** Start Exercise inputs **

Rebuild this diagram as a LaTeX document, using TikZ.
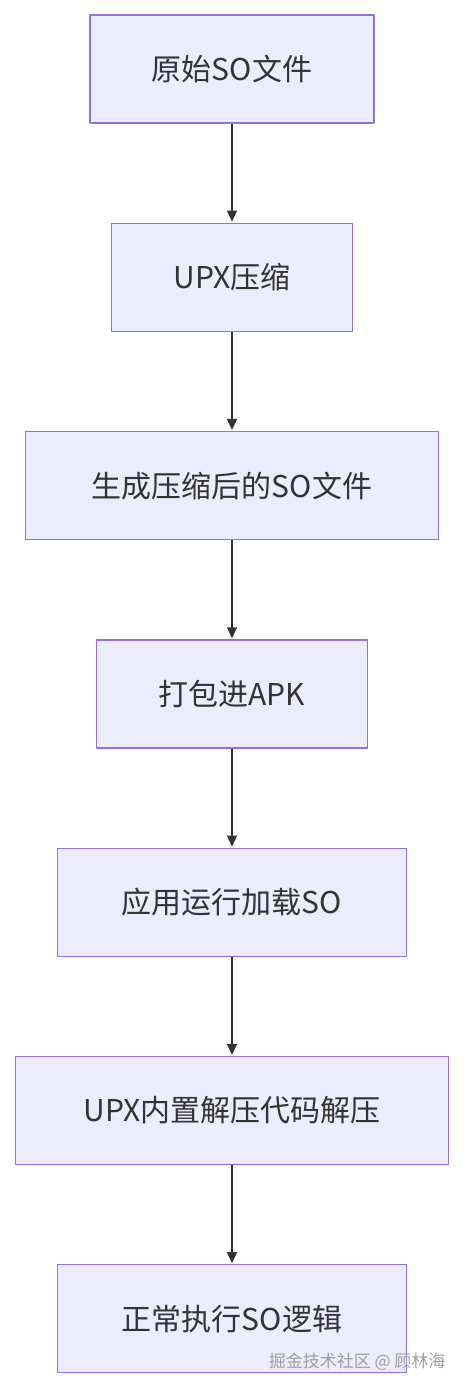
\documentclass[tikz,border=0pt]{standalone}
\usepackage{fontspec}
\setmainfont{Noto Sans CJK SC}
\usetikzlibrary{arrows.meta,positioning}
\definecolor{boxfill}{HTML}{ECECFF}
\definecolor{boxline}{HTML}{9370DB}
\definecolor{ink}{HTML}{333333}

\begin{document}
\begin{tikzpicture}[x=1pt,y=1pt,>=Triangle,line join=round,
  stepbox/.style={draw=boxline,fill=boxfill,line width=1.3pt,minimum height=108pt,
    text=ink,font=\fontsize{30}{34}\selectfont,inner sep=0pt},
  flow/.style={->,draw=ink,line width=1.6pt,shorten >=1pt,
    arrows={-Triangle[length=11pt,width=10pt]}},
  node distance=99pt]
  \useasboundingbox (0,0) rectangle (464,-1388);
  \node[stepbox,minimum width=284pt] (orig) at (232,-69){原始SO文件};
  \node[stepbox,minimum width=241pt,below=of orig] (upx){UPX压缩};
  \node[stepbox,minimum width=413pt,below=of upx] (packed){生成压缩后的SO文件};
  \node[stepbox,minimum width=271pt,below=of packed] (apk){打包进APK};
  \node[stepbox,minimum width=349pt,below=of apk] (load){应用运行加载SO};
  \node[stepbox,minimum width=433pt,below=of load] (unpack){UPX内置解压代码解压};
  \node[stepbox,minimum width=349pt,below=of unpack] (run){正常执行SO逻辑};
  \draw[flow] (orig)--(upx);
  \draw[flow] (upx)--(packed);
  \draw[flow] (packed)--(apk);
  \draw[flow] (apk)--(load);
  \draw[flow] (load)--(unpack);
  \draw[flow] (unpack)--(run);
  % watermark
  \node[text=gray!75,font=\fontsize{17}{19}\selectfont,anchor=east] (mark) at (449,-1362){掘金技术社区 @ 顾林海};
\end{tikzpicture}
\end{document}
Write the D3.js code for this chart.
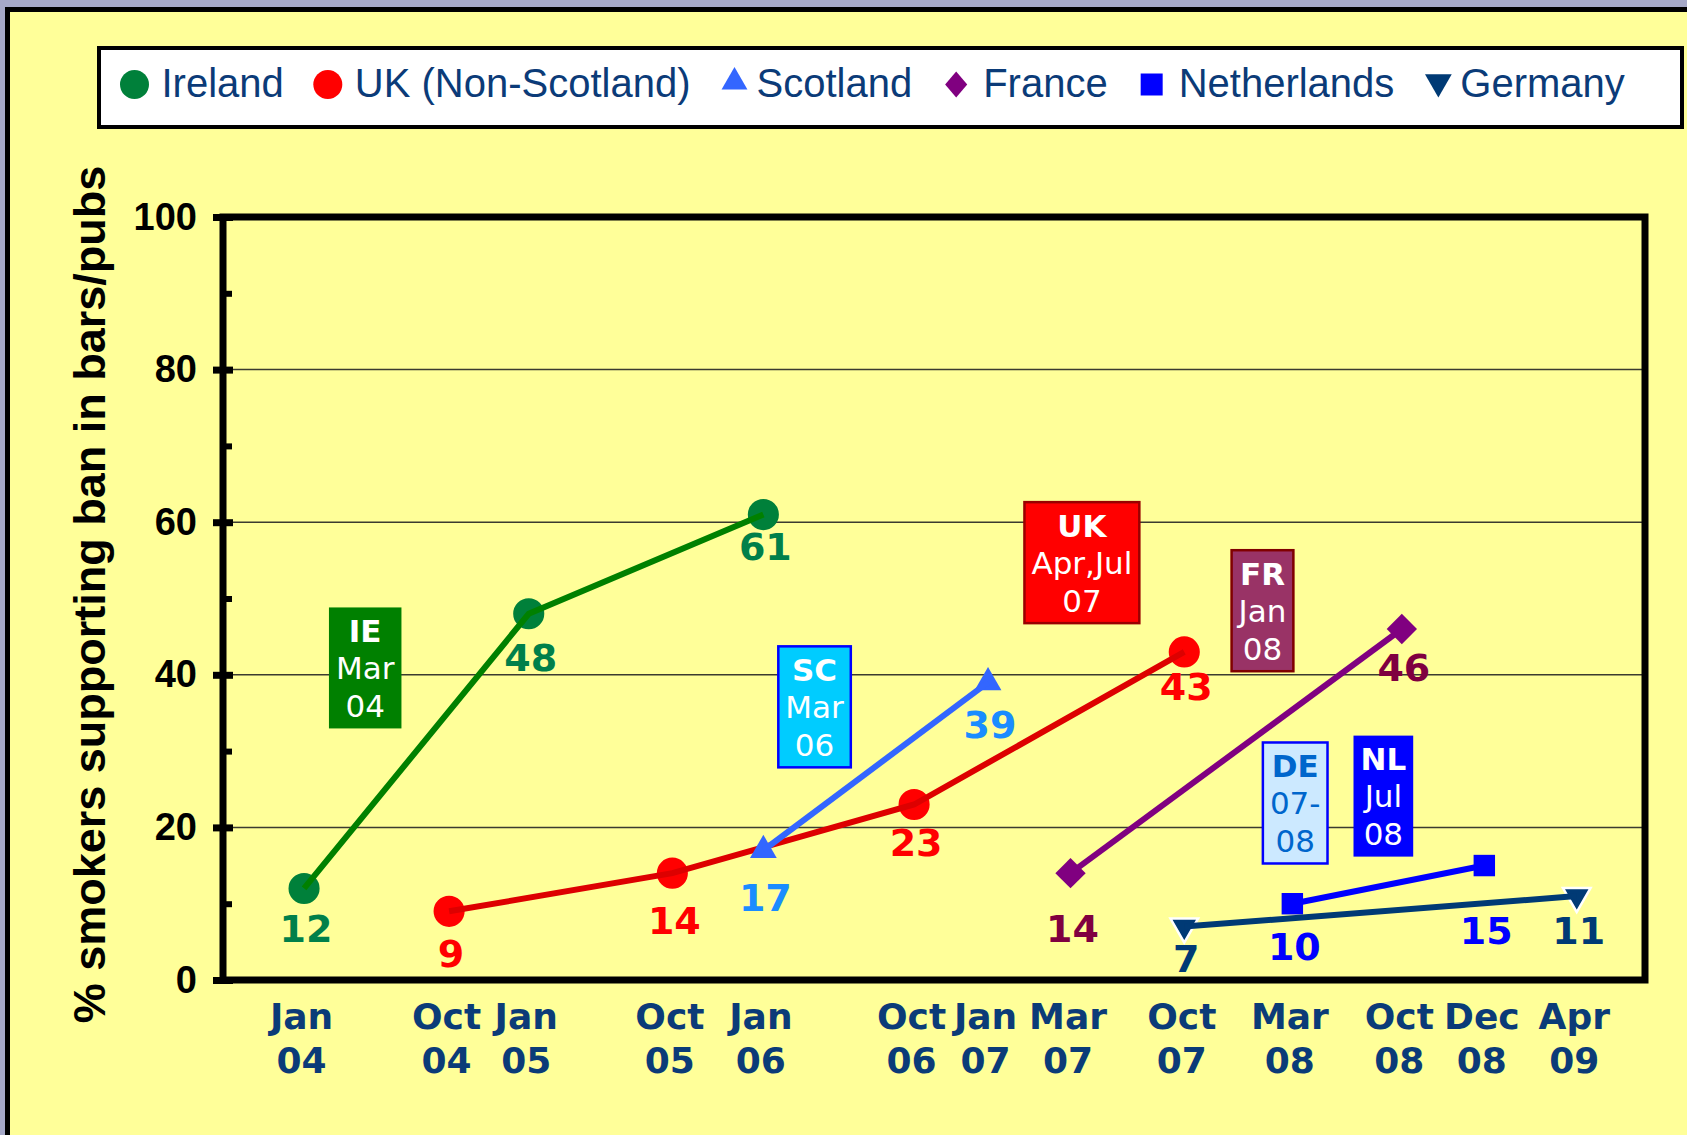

** End Exercise inputs **

Your instructions:
Repeat the data exactly in full, omitting its pictures.

Finished task:
Rebuild this diagram as a LaTeX document, using TikZ.
\documentclass[tikz,border=0pt]{standalone}
\usepackage{fontspec}
\setmainfont{Noto Sans CJK SC}
\usetikzlibrary{arrows.meta,positioning}
\definecolor{boxfill}{HTML}{ECECFF}
\definecolor{boxline}{HTML}{9370DB}
\definecolor{ink}{HTML}{333333}

\begin{document}
\begin{tikzpicture}[x=1pt,y=1pt,>=Triangle,line join=round,
  stepbox/.style={draw=boxline,fill=boxfill,line width=1.3pt,minimum height=108pt,
    text=ink,font=\fontsize{30}{34}\selectfont,inner sep=0pt},
  flow/.style={->,draw=ink,line width=1.6pt,shorten >=1pt,
    arrows={-Triangle[length=11pt,width=10pt]}},
  node distance=99pt]
  \useasboundingbox (0,0) rectangle (464,-1388);
  \node[stepbox,minimum width=284pt] (orig) at (232,-69){原始SO文件};
  \node[stepbox,minimum width=241pt,below=of orig] (upx){UPX压缩};
  \node[stepbox,minimum width=413pt,below=of upx] (packed){生成压缩后的SO文件};
  \node[stepbox,minimum width=271pt,below=of packed] (apk){打包进APK};
  \node[stepbox,minimum width=349pt,below=of apk] (load){应用运行加载SO};
  \node[stepbox,minimum width=433pt,below=of load] (unpack){UPX内置解压代码解压};
  \node[stepbox,minimum width=349pt,below=of unpack] (run){正常执行SO逻辑};
  \draw[flow] (orig)--(upx);
  \draw[flow] (upx)--(packed);
  \draw[flow] (packed)--(apk);
  \draw[flow] (apk)--(load);
  \draw[flow] (load)--(unpack);
  \draw[flow] (unpack)--(run);
  % watermark
  \node[text=gray!75,font=\fontsize{17}{19}\selectfont,anchor=east] (mark) at (449,-1362){掘金技术社区 @ 顾林海};
\end{tikzpicture}
\end{document}
Write the D3.js code for this chart.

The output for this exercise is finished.